>>>>>

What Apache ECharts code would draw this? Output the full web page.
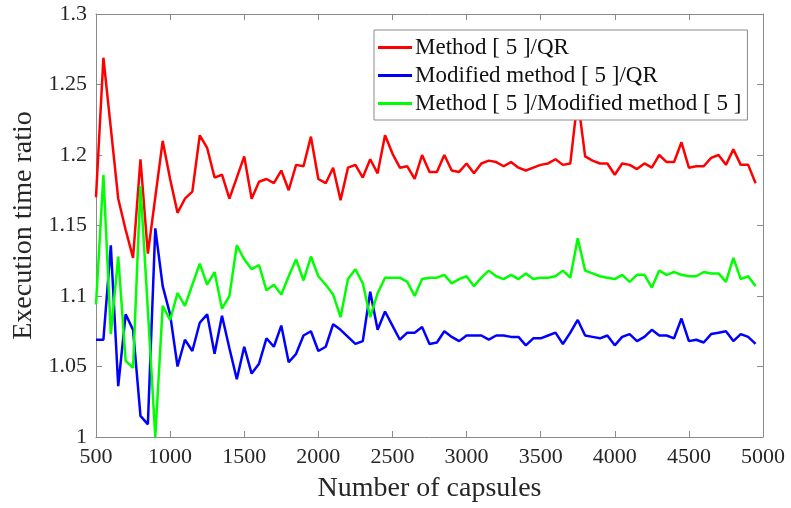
<!DOCTYPE html>
<html>
<head>
<meta charset="utf-8">
<script src="https://cdn.jsdelivr.net/npm/echarts@6/dist/echarts.min.js"></script>
<style>
  html, body { margin: 0; padding: 0; background: #fff; }
  #chart { width: 791px; height: 508px; }
</style>
</head>
<body>
<div id="chart"></div>
<script>
// number of capsules (x)
const capsules = [
  500, 550, 600, 650, 700, 750, 800, 850, 900, 950,
  1000, 1050, 1100, 1150, 1200, 1250, 1300, 1350, 1400, 1450,
  1500, 1550, 1600, 1650, 1700, 1750, 1800, 1850, 1900, 1950,
  2000, 2050, 2100, 2150, 2200, 2250, 2300, 2350, 2400, 2450,
  2500, 2550, 2600, 2650, 2700, 2750, 2800, 2850, 2900, 2950,
  3000, 3050, 3100, 3150, 3200, 3250, 3300, 3350, 3400, 3450,
  3500, 3550, 3600, 3650, 3700, 3750, 3800, 3850, 3900, 3950,
  4000, 4050, 4100, 4150, 4200, 4250, 4300, 4350, 4400, 4450,
  4500, 4550, 4600, 4650, 4700, 4750, 4800, 4850, 4900, 4950
];

// Method [5] / QR
const methodQR = [
  1.170, 1.269, 1.219, 1.169, 1.147, 1.127, 1.197, 1.130, 1.170, 1.210,
  1.183, 1.159, 1.169, 1.174, 1.214, 1.205, 1.184, 1.186, 1.169, 1.184,
  1.199, 1.169, 1.181, 1.183, 1.180, 1.189, 1.175, 1.193, 1.192, 1.213,
  1.183, 1.180, 1.191, 1.168, 1.191, 1.193, 1.184, 1.197, 1.187, 1.214,
  1.201, 1.191, 1.192, 1.183, 1.200, 1.188, 1.188, 1.200, 1.189, 1.188,
  1.194, 1.187, 1.194, 1.196, 1.195, 1.192, 1.195, 1.191, 1.189, 1.191,
  1.193, 1.194, 1.197, 1.193, 1.194, 1.240, 1.199, 1.196, 1.194, 1.194,
  1.186, 1.194, 1.193, 1.190, 1.194, 1.191, 1.200, 1.195, 1.195, 1.209,
  1.191, 1.192, 1.192, 1.198, 1.200, 1.193, 1.204, 1.193, 1.193, 1.180
];

// Modified method [5] / QR
const modifiedQR = [
  1.069, 1.069, 1.136, 1.036, 1.087, 1.076, 1.015, 1.009, 1.148, 1.107,
  1.087, 1.050, 1.069, 1.061, 1.081, 1.087, 1.059, 1.086, 1.063, 1.041,
  1.064, 1.045, 1.052, 1.070, 1.064, 1.079, 1.053, 1.059, 1.072, 1.075,
  1.061, 1.064, 1.080, 1.076, 1.071, 1.066, 1.068, 1.103, 1.076, 1.089,
  1.079, 1.069, 1.074, 1.074, 1.078, 1.066, 1.067, 1.075, 1.071, 1.068,
  1.072, 1.072, 1.072, 1.069, 1.072, 1.072, 1.071, 1.071, 1.065, 1.070,
  1.070, 1.072, 1.074, 1.066, 1.074, 1.083, 1.072, 1.071, 1.070, 1.072,
  1.065, 1.071, 1.073, 1.068, 1.071, 1.076, 1.072, 1.072, 1.070, 1.084,
  1.068, 1.069, 1.067, 1.073, 1.074, 1.075, 1.068, 1.073, 1.071, 1.066
];

// Method [5] / Modified method [5]
const methodModified = [
  1.094, 1.186, 1.073, 1.128, 1.054, 1.049, 1.178, 1.090, 1.000, 1.093,
  1.083, 1.102, 1.093, 1.108, 1.123, 1.108, 1.117, 1.091, 1.100, 1.136,
  1.126, 1.119, 1.122, 1.104, 1.108, 1.101, 1.114, 1.126, 1.111, 1.128,
  1.114, 1.108, 1.101, 1.085, 1.112, 1.119, 1.109, 1.085, 1.102, 1.113,
  1.113, 1.113, 1.110, 1.100, 1.112, 1.113, 1.113, 1.115, 1.109, 1.112,
  1.114, 1.107, 1.113, 1.118, 1.114, 1.112, 1.115, 1.112, 1.116, 1.112,
  1.113, 1.113, 1.114, 1.118, 1.113, 1.141, 1.118, 1.116, 1.114, 1.113,
  1.112, 1.115, 1.110, 1.115, 1.115, 1.106, 1.118, 1.115, 1.117, 1.115,
  1.114, 1.114, 1.117, 1.116, 1.116, 1.110, 1.127, 1.112, 1.114, 1.107
];

const seriesNames = [
  "Method [ 5 ]/QR",
  "Modified method [ 5 ]/QR",
  "Method [ 5 ]/Modified method [ 5 ]"
];

const serif = "Liberation Serif";
const axisGray = "#8a8a8a";
const textDark = "#262626";

const toPairs = (vals) => vals.map((v, i) => [capsules[i], v]);

const lineSeries = (name, vals, color) => ({
  name: name,
  type: "line",
  data: toPairs(vals),
  symbol: "none",
  lineStyle: { color: color, width: 2.5 },
  itemStyle: { color: color },
  xAxisIndex: 0,
  yAxisIndex: 0,
});

const chart = echarts.init(document.getElementById("chart"));

const option = {
  animation: false,
  grid: { left: 96, right: 28, top: 14, bottom: 68 },
  legend: {
    orient: "vertical",
    left: 374,
    top: 30,
    icon: "rect",
    itemWidth: 34,
    itemHeight: 3,
    itemGap: 5,
    padding: [6, 6, 5, 4],
    backgroundColor: "#fff",
    borderColor: axisGray,
    borderWidth: 1,
    borderRadius: 0,
    textStyle: { fontFamily: serif, fontSize: 23, color: "#111", padding: [0, 0, 0, -2] },
    data: seriesNames,
  },
  xAxis: [
    {
      type: "value",
      min: 500,
      max: 5000,
      interval: 500,
      name: "Number of capsules",
      nameLocation: "middle",
      nameGap: 38,
      nameTextStyle: { fontFamily: serif, fontSize: 28, color: textDark },
      axisLine: { lineStyle: { color: axisGray, width: 1 } },
      axisTick: { inside: true, length: 6, lineStyle: { color: axisGray } },
      axisLabel: {
        fontFamily: serif,
        fontSize: 22,
        color: textDark,
        margin: 9,
        formatter: (v) => String(v),
      },
      splitLine: { show: false },
    },
    {
      type: "value",
      position: "top",
      min: 500,
      max: 5000,
      interval: 500,
      axisLine: { lineStyle: { color: axisGray, width: 1 } },
      axisTick: { inside: true, length: 6, lineStyle: { color: axisGray } },
      axisLabel: { show: false },
      splitLine: { show: false },
    },
  ],
  yAxis: [
    {
      type: "value",
      min: 1,
      max: 1.3,
      interval: 0.05,
      name: "Execution time ratio",
      nameLocation: "middle",
      nameGap: 58,
      nameTextStyle: { fontFamily: serif, fontSize: 28, color: textDark },
      axisLine: { show: true, lineStyle: { color: axisGray, width: 1 } },
      axisTick: { show: true, inside: true, length: 6, lineStyle: { color: axisGray } },
      axisLabel: {
        fontFamily: serif,
        fontSize: 22,
        color: textDark,
        margin: 9,
        formatter: (v) => String(+v.toFixed(2)),
      },
      splitLine: { show: false },
    },
    {
      type: "value",
      position: "right",
      min: 1,
      max: 1.3,
      interval: 0.05,
      axisLine: { show: true, lineStyle: { color: axisGray, width: 1 } },
      axisTick: { show: true, inside: true, length: 6, lineStyle: { color: axisGray } },
      axisLabel: { show: false },
      splitLine: { show: false },
    },
  ],
  series: [
    lineSeries(seriesNames[0], methodQR, "#ff0000"),
    lineSeries(seriesNames[1], modifiedQR, "#0000ff"),
    lineSeries(seriesNames[2], methodModified, "#00ff00"),
  ],
};

chart.setOption(option);
window.addEventListener("resize", chart.resize);
</script>
</body>
</html>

<<<<<

Repeat the material above word for word and skip every image in it.

What Apache ECharts code would draw this? Output the full web page.
<!DOCTYPE html>
<html>
<head>
<meta charset="utf-8">
<script src="https://cdn.jsdelivr.net/npm/echarts@6/dist/echarts.min.js"></script>
<style>
  html, body { margin: 0; padding: 0; background: #fff; }
  #chart { width: 791px; height: 508px; }
</style>
</head>
<body>
<div id="chart"></div>
<script>
// number of capsules (x)
const capsules = [
  500, 550, 600, 650, 700, 750, 800, 850, 900, 950,
  1000, 1050, 1100, 1150, 1200, 1250, 1300, 1350, 1400, 1450,
  1500, 1550, 1600, 1650, 1700, 1750, 1800, 1850, 1900, 1950,
  2000, 2050, 2100, 2150, 2200, 2250, 2300, 2350, 2400, 2450,
  2500, 2550, 2600, 2650, 2700, 2750, 2800, 2850, 2900, 2950,
  3000, 3050, 3100, 3150, 3200, 3250, 3300, 3350, 3400, 3450,
  3500, 3550, 3600, 3650, 3700, 3750, 3800, 3850, 3900, 3950,
  4000, 4050, 4100, 4150, 4200, 4250, 4300, 4350, 4400, 4450,
  4500, 4550, 4600, 4650, 4700, 4750, 4800, 4850, 4900, 4950
];

// Method [5] / QR
const methodQR = [
  1.170, 1.269, 1.219, 1.169, 1.147, 1.127, 1.197, 1.130, 1.170, 1.210,
  1.183, 1.159, 1.169, 1.174, 1.214, 1.205, 1.184, 1.186, 1.169, 1.184,
  1.199, 1.169, 1.181, 1.183, 1.180, 1.189, 1.175, 1.193, 1.192, 1.213,
  1.183, 1.180, 1.191, 1.168, 1.191, 1.193, 1.184, 1.197, 1.187, 1.214,
  1.201, 1.191, 1.192, 1.183, 1.200, 1.188, 1.188, 1.200, 1.189, 1.188,
  1.194, 1.187, 1.194, 1.196, 1.195, 1.192, 1.195, 1.191, 1.189, 1.191,
  1.193, 1.194, 1.197, 1.193, 1.194, 1.240, 1.199, 1.196, 1.194, 1.194,
  1.186, 1.194, 1.193, 1.190, 1.194, 1.191, 1.200, 1.195, 1.195, 1.209,
  1.191, 1.192, 1.192, 1.198, 1.200, 1.193, 1.204, 1.193, 1.193, 1.180
];

// Modified method [5] / QR
const modifiedQR = [
  1.069, 1.069, 1.136, 1.036, 1.087, 1.076, 1.015, 1.009, 1.148, 1.107,
  1.087, 1.050, 1.069, 1.061, 1.081, 1.087, 1.059, 1.086, 1.063, 1.041,
  1.064, 1.045, 1.052, 1.070, 1.064, 1.079, 1.053, 1.059, 1.072, 1.075,
  1.061, 1.064, 1.080, 1.076, 1.071, 1.066, 1.068, 1.103, 1.076, 1.089,
  1.079, 1.069, 1.074, 1.074, 1.078, 1.066, 1.067, 1.075, 1.071, 1.068,
  1.072, 1.072, 1.072, 1.069, 1.072, 1.072, 1.071, 1.071, 1.065, 1.070,
  1.070, 1.072, 1.074, 1.066, 1.074, 1.083, 1.072, 1.071, 1.070, 1.072,
  1.065, 1.071, 1.073, 1.068, 1.071, 1.076, 1.072, 1.072, 1.070, 1.084,
  1.068, 1.069, 1.067, 1.073, 1.074, 1.075, 1.068, 1.073, 1.071, 1.066
];

// Method [5] / Modified method [5]
const methodModified = [
  1.094, 1.186, 1.073, 1.128, 1.054, 1.049, 1.178, 1.090, 1.000, 1.093,
  1.083, 1.102, 1.093, 1.108, 1.123, 1.108, 1.117, 1.091, 1.100, 1.136,
  1.126, 1.119, 1.122, 1.104, 1.108, 1.101, 1.114, 1.126, 1.111, 1.128,
  1.114, 1.108, 1.101, 1.085, 1.112, 1.119, 1.109, 1.085, 1.102, 1.113,
  1.113, 1.113, 1.110, 1.100, 1.112, 1.113, 1.113, 1.115, 1.109, 1.112,
  1.114, 1.107, 1.113, 1.118, 1.114, 1.112, 1.115, 1.112, 1.116, 1.112,
  1.113, 1.113, 1.114, 1.118, 1.113, 1.141, 1.118, 1.116, 1.114, 1.113,
  1.112, 1.115, 1.110, 1.115, 1.115, 1.106, 1.118, 1.115, 1.117, 1.115,
  1.114, 1.114, 1.117, 1.116, 1.116, 1.110, 1.127, 1.112, 1.114, 1.107
];

const seriesNames = [
  "Method [ 5 ]/QR",
  "Modified method [ 5 ]/QR",
  "Method [ 5 ]/Modified method [ 5 ]"
];

const serif = "Liberation Serif";
const axisGray = "#8a8a8a";
const textDark = "#262626";

const toPairs = (vals) => vals.map((v, i) => [capsules[i], v]);

const lineSeries = (name, vals, color) => ({
  name: name,
  type: "line",
  data: toPairs(vals),
  symbol: "none",
  lineStyle: { color: color, width: 2.5 },
  itemStyle: { color: color },
  xAxisIndex: 0,
  yAxisIndex: 0,
});

const chart = echarts.init(document.getElementById("chart"));

const option = {
  animation: false,
  grid: { left: 96, right: 28, top: 14, bottom: 68 },
  legend: {
    orient: "vertical",
    left: 374,
    top: 30,
    icon: "rect",
    itemWidth: 34,
    itemHeight: 3,
    itemGap: 5,
    padding: [6, 6, 5, 4],
    backgroundColor: "#fff",
    borderColor: axisGray,
    borderWidth: 1,
    borderRadius: 0,
    textStyle: { fontFamily: serif, fontSize: 23, color: "#111", padding: [0, 0, 0, -2] },
    data: seriesNames,
  },
  xAxis: [
    {
      type: "value",
      min: 500,
      max: 5000,
      interval: 500,
      name: "Number of capsules",
      nameLocation: "middle",
      nameGap: 38,
      nameTextStyle: { fontFamily: serif, fontSize: 28, color: textDark },
      axisLine: { lineStyle: { color: axisGray, width: 1 } },
      axisTick: { inside: true, length: 6, lineStyle: { color: axisGray } },
      axisLabel: {
        fontFamily: serif,
        fontSize: 22,
        color: textDark,
        margin: 9,
        formatter: (v) => String(v),
      },
      splitLine: { show: false },
    },
    {
      type: "value",
      position: "top",
      min: 500,
      max: 5000,
      interval: 500,
      axisLine: { lineStyle: { color: axisGray, width: 1 } },
      axisTick: { inside: true, length: 6, lineStyle: { color: axisGray } },
      axisLabel: { show: false },
      splitLine: { show: false },
    },
  ],
  yAxis: [
    {
      type: "value",
      min: 1,
      max: 1.3,
      interval: 0.05,
      name: "Execution time ratio",
      nameLocation: "middle",
      nameGap: 58,
      nameTextStyle: { fontFamily: serif, fontSize: 28, color: textDark },
      axisLine: { show: true, lineStyle: { color: axisGray, width: 1 } },
      axisTick: { show: true, inside: true, length: 6, lineStyle: { color: axisGray } },
      axisLabel: {
        fontFamily: serif,
        fontSize: 22,
        color: textDark,
        margin: 9,
        formatter: (v) => String(+v.toFixed(2)),
      },
      splitLine: { show: false },
    },
    {
      type: "value",
      position: "right",
      min: 1,
      max: 1.3,
      interval: 0.05,
      axisLine: { show: true, lineStyle: { color: axisGray, width: 1 } },
      axisTick: { show: true, inside: true, length: 6, lineStyle: { color: axisGray } },
      axisLabel: { show: false },
      splitLine: { show: false },
    },
  ],
  series: [
    lineSeries(seriesNames[0], methodQR, "#ff0000"),
    lineSeries(seriesNames[1], modifiedQR, "#0000ff"),
    lineSeries(seriesNames[2], methodModified, "#00ff00"),
  ],
};

chart.setOption(option);
window.addEventListener("resize", chart.resize);
</script>
</body>
</html>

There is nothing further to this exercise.